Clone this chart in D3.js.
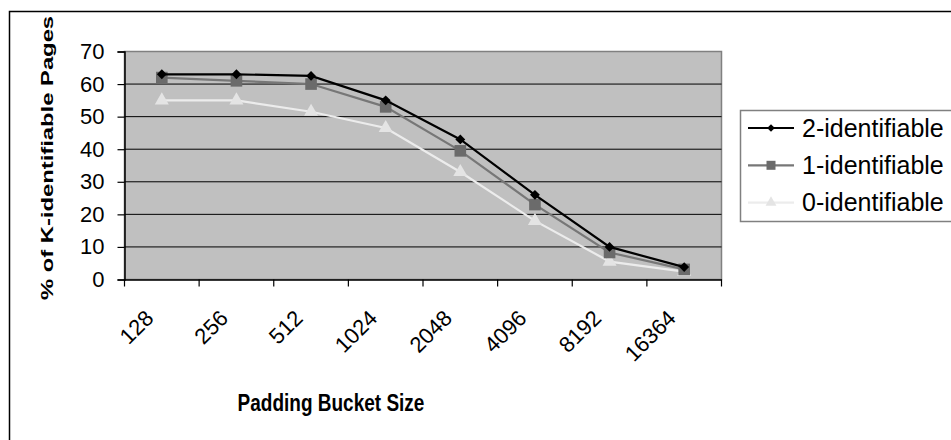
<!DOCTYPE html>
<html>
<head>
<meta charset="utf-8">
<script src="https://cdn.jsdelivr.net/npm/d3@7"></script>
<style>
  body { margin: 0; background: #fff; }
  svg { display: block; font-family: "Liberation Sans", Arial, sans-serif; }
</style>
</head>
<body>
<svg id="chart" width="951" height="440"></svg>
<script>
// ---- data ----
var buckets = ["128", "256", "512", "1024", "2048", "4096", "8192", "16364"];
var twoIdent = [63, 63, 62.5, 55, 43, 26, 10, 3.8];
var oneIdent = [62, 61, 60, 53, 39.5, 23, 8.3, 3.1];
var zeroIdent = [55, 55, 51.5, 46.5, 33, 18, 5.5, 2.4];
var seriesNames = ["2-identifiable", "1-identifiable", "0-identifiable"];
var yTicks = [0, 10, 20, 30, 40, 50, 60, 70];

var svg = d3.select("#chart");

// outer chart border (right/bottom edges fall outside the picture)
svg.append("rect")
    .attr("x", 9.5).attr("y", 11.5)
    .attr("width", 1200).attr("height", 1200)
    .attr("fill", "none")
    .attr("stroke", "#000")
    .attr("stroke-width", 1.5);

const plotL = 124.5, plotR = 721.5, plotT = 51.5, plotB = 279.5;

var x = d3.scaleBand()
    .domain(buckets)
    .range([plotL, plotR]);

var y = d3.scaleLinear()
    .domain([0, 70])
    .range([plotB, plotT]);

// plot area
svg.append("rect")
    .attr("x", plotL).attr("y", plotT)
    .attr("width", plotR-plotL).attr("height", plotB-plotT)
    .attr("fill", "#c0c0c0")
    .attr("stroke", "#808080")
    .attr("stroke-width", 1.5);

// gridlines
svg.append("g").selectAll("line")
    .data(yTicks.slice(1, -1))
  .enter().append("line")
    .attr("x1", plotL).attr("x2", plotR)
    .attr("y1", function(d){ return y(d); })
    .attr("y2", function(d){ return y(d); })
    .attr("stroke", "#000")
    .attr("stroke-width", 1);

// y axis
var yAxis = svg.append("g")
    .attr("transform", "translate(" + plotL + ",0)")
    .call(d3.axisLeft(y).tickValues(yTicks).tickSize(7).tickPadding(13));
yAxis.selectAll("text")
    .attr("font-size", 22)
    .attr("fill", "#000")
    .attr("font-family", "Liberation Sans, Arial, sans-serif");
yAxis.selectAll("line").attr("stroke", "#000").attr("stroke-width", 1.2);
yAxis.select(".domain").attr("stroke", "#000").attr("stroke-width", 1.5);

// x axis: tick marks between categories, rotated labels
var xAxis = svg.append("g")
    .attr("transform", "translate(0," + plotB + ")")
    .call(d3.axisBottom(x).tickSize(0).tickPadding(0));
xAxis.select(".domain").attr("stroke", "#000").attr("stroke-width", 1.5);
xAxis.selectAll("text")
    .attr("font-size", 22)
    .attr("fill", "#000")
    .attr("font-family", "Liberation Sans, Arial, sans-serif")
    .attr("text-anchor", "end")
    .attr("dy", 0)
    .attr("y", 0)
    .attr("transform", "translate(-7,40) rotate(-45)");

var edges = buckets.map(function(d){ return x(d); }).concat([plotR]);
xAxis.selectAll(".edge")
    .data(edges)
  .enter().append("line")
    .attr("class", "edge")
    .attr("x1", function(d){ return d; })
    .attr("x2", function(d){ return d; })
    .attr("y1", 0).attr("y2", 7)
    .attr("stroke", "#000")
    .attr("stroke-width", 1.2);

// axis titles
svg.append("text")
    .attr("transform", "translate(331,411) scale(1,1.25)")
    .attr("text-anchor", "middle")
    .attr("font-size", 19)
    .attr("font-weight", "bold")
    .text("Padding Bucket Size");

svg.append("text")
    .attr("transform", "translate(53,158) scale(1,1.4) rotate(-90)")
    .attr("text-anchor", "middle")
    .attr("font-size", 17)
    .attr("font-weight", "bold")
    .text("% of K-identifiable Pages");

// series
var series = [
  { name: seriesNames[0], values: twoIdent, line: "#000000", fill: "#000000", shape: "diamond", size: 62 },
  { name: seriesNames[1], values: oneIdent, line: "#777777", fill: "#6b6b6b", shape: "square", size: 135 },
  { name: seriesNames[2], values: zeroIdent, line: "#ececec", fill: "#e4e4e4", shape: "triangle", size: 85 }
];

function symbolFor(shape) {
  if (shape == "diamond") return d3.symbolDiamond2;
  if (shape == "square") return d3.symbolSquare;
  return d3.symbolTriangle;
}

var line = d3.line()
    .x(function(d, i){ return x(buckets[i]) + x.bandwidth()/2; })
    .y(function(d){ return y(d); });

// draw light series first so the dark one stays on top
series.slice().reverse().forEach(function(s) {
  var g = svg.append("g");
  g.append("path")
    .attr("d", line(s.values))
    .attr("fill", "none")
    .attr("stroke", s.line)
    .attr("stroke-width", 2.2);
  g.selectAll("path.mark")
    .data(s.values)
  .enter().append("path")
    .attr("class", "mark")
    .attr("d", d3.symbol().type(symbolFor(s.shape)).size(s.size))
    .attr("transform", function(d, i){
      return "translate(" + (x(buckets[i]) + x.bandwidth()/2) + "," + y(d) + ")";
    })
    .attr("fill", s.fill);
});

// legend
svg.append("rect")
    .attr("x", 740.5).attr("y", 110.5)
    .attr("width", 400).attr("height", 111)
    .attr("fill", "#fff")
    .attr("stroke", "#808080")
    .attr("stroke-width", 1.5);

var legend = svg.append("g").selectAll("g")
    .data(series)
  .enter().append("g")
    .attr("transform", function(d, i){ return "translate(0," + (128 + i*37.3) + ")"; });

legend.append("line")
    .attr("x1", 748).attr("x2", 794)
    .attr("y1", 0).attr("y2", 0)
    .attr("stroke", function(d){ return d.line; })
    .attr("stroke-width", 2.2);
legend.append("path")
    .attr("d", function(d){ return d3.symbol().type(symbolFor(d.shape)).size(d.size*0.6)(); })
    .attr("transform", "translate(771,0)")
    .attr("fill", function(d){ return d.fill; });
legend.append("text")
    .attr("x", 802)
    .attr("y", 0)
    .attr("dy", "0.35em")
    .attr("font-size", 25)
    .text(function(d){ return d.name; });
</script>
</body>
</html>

──────────

Exclude the pictures, and transcribe all of the material exactly.

REPLY.
Clone this chart in D3.js.
<!DOCTYPE html>
<html>
<head>
<meta charset="utf-8">
<script src="https://cdn.jsdelivr.net/npm/d3@7"></script>
<style>
  body { margin: 0; background: #fff; }
  svg { display: block; font-family: "Liberation Sans", Arial, sans-serif; }
</style>
</head>
<body>
<svg id="chart" width="951" height="440"></svg>
<script>
// ---- data ----
var buckets = ["128", "256", "512", "1024", "2048", "4096", "8192", "16364"];
var twoIdent = [63, 63, 62.5, 55, 43, 26, 10, 3.8];
var oneIdent = [62, 61, 60, 53, 39.5, 23, 8.3, 3.1];
var zeroIdent = [55, 55, 51.5, 46.5, 33, 18, 5.5, 2.4];
var seriesNames = ["2-identifiable", "1-identifiable", "0-identifiable"];
var yTicks = [0, 10, 20, 30, 40, 50, 60, 70];

var svg = d3.select("#chart");

// outer chart border (right/bottom edges fall outside the picture)
svg.append("rect")
    .attr("x", 9.5).attr("y", 11.5)
    .attr("width", 1200).attr("height", 1200)
    .attr("fill", "none")
    .attr("stroke", "#000")
    .attr("stroke-width", 1.5);

const plotL = 124.5, plotR = 721.5, plotT = 51.5, plotB = 279.5;

var x = d3.scaleBand()
    .domain(buckets)
    .range([plotL, plotR]);

var y = d3.scaleLinear()
    .domain([0, 70])
    .range([plotB, plotT]);

// plot area
svg.append("rect")
    .attr("x", plotL).attr("y", plotT)
    .attr("width", plotR-plotL).attr("height", plotB-plotT)
    .attr("fill", "#c0c0c0")
    .attr("stroke", "#808080")
    .attr("stroke-width", 1.5);

// gridlines
svg.append("g").selectAll("line")
    .data(yTicks.slice(1, -1))
  .enter().append("line")
    .attr("x1", plotL).attr("x2", plotR)
    .attr("y1", function(d){ return y(d); })
    .attr("y2", function(d){ return y(d); })
    .attr("stroke", "#000")
    .attr("stroke-width", 1);

// y axis
var yAxis = svg.append("g")
    .attr("transform", "translate(" + plotL + ",0)")
    .call(d3.axisLeft(y).tickValues(yTicks).tickSize(7).tickPadding(13));
yAxis.selectAll("text")
    .attr("font-size", 22)
    .attr("fill", "#000")
    .attr("font-family", "Liberation Sans, Arial, sans-serif");
yAxis.selectAll("line").attr("stroke", "#000").attr("stroke-width", 1.2);
yAxis.select(".domain").attr("stroke", "#000").attr("stroke-width", 1.5);

// x axis: tick marks between categories, rotated labels
var xAxis = svg.append("g")
    .attr("transform", "translate(0," + plotB + ")")
    .call(d3.axisBottom(x).tickSize(0).tickPadding(0));
xAxis.select(".domain").attr("stroke", "#000").attr("stroke-width", 1.5);
xAxis.selectAll("text")
    .attr("font-size", 22)
    .attr("fill", "#000")
    .attr("font-family", "Liberation Sans, Arial, sans-serif")
    .attr("text-anchor", "end")
    .attr("dy", 0)
    .attr("y", 0)
    .attr("transform", "translate(-7,40) rotate(-45)");

var edges = buckets.map(function(d){ return x(d); }).concat([plotR]);
xAxis.selectAll(".edge")
    .data(edges)
  .enter().append("line")
    .attr("class", "edge")
    .attr("x1", function(d){ return d; })
    .attr("x2", function(d){ return d; })
    .attr("y1", 0).attr("y2", 7)
    .attr("stroke", "#000")
    .attr("stroke-width", 1.2);

// axis titles
svg.append("text")
    .attr("transform", "translate(331,411) scale(1,1.25)")
    .attr("text-anchor", "middle")
    .attr("font-size", 19)
    .attr("font-weight", "bold")
    .text("Padding Bucket Size");

svg.append("text")
    .attr("transform", "translate(53,158) scale(1,1.4) rotate(-90)")
    .attr("text-anchor", "middle")
    .attr("font-size", 17)
    .attr("font-weight", "bold")
    .text("% of K-identifiable Pages");

// series
var series = [
  { name: seriesNames[0], values: twoIdent, line: "#000000", fill: "#000000", shape: "diamond", size: 62 },
  { name: seriesNames[1], values: oneIdent, line: "#777777", fill: "#6b6b6b", shape: "square", size: 135 },
  { name: seriesNames[2], values: zeroIdent, line: "#ececec", fill: "#e4e4e4", shape: "triangle", size: 85 }
];

function symbolFor(shape) {
  if (shape == "diamond") return d3.symbolDiamond2;
  if (shape == "square") return d3.symbolSquare;
  return d3.symbolTriangle;
}

var line = d3.line()
    .x(function(d, i){ return x(buckets[i]) + x.bandwidth()/2; })
    .y(function(d){ return y(d); });

// draw light series first so the dark one stays on top
series.slice().reverse().forEach(function(s) {
  var g = svg.append("g");
  g.append("path")
    .attr("d", line(s.values))
    .attr("fill", "none")
    .attr("stroke", s.line)
    .attr("stroke-width", 2.2);
  g.selectAll("path.mark")
    .data(s.values)
  .enter().append("path")
    .attr("class", "mark")
    .attr("d", d3.symbol().type(symbolFor(s.shape)).size(s.size))
    .attr("transform", function(d, i){
      return "translate(" + (x(buckets[i]) + x.bandwidth()/2) + "," + y(d) + ")";
    })
    .attr("fill", s.fill);
});

// legend
svg.append("rect")
    .attr("x", 740.5).attr("y", 110.5)
    .attr("width", 400).attr("height", 111)
    .attr("fill", "#fff")
    .attr("stroke", "#808080")
    .attr("stroke-width", 1.5);

var legend = svg.append("g").selectAll("g")
    .data(series)
  .enter().append("g")
    .attr("transform", function(d, i){ return "translate(0," + (128 + i*37.3) + ")"; });

legend.append("line")
    .attr("x1", 748).attr("x2", 794)
    .attr("y1", 0).attr("y2", 0)
    .attr("stroke", function(d){ return d.line; })
    .attr("stroke-width", 2.2);
legend.append("path")
    .attr("d", function(d){ return d3.symbol().type(symbolFor(d.shape)).size(d.size*0.6)(); })
    .attr("transform", "translate(771,0)")
    .attr("fill", function(d){ return d.fill; });
legend.append("text")
    .attr("x", 802)
    .attr("y", 0)
    .attr("dy", "0.35em")
    .attr("font-size", 25)
    .text(function(d){ return d.name; });
</script>
</body>
</html>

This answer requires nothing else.